42. That Promises Made through Force Ought Not to Be Observed

When the consuls returned to Rome with the army disarmed and the igno­miny they received, the first to say in the Senate that the peace made at Caudium ought not to be observed was the consul Spurius Postumius. He said that the Roman people was not obligated, but that he and the others who had promised the peace were indeed obligated; and so if the people wished to free itself from every obligation, it had to give him and all the others who had prom­ised it into the hands of the Samnites as prisoners. He held to this conclusion with so much obstinacy that the Senate was content with it, and sending him and the others to Samnium as prisoners, they protested to the Samnites that the peace was not valid.
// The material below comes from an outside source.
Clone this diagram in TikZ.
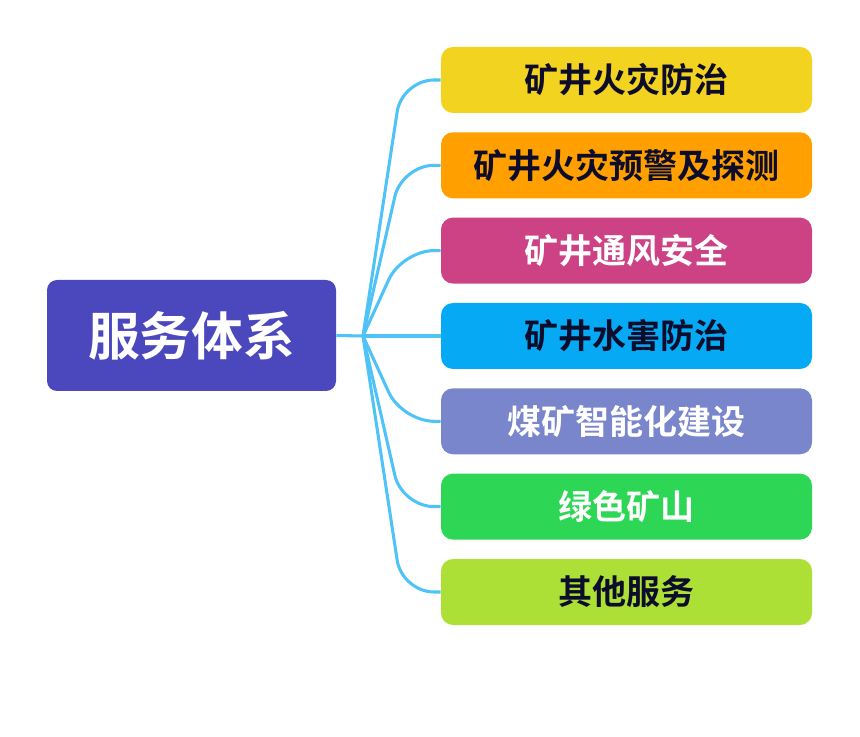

So favorable was fortune in this case to Postumius that the Samnites did not detain him, and when he returned to Rome, Postumius was more glorious with the Romans for having lost than was Pontius with the Samnites for having won.[11]  Here two things are to be noted: one, that glory can be acquired in any action whatever, because in victory it is acquired ordinarily; in loss, it is acquired either by showing that such a loss did not come by your fault or through doing at once some virtuous action that cancels it. The other is that it is not shameful not to observe the promises that you have been made to prom­ise by force; and when the force is lacking, forced promises that regard the public will always be broken and it will be without shame for whoever breaks them. Various examples of this are read in all the histories; and every day in present times they are seen. Not only are forced promises not observed among princes, when the force is lacking, but all other promises are also not observed when the causes that made them promise are lacking. Whether this is a praiseworthy thing or not, or whether like modes ought to be observed by a prince or not, is disputed by us at length in our treatise Of the Prince,[12] so for the present we shall be silent about it.

 



[1] I. See N. Machiavelli, Discourses on Livy, II.13; N. Machiavelli, The Prince, 18.

[2] Lake Trasumennus.

[3] Livy, The History of Rome, XXII.4,16–17. See also Plutarch, Fabius Maximus, 6; Polybius, Histories, III.83–84, 93. Hanni­bal did not simulate flight according to Livy or Polybius.

[4] Livy, History of Rome, IX.2–3.

[5] Actually Lucera.

[6] Quoted in Latin from Livy, IX.3. The consuls were Titus Veturius Calvinus and Spurius Postumius.

[7] See Discourses, II.23.4.

[8] In the preceding chapter.

[9] Livy, History of Rome, IX.4.

[10] Lit.: respect.

[11] Livy, History of Rome, IX.8–12.

[12] Machiavelli, The Prince, 18; the title is given in Latin.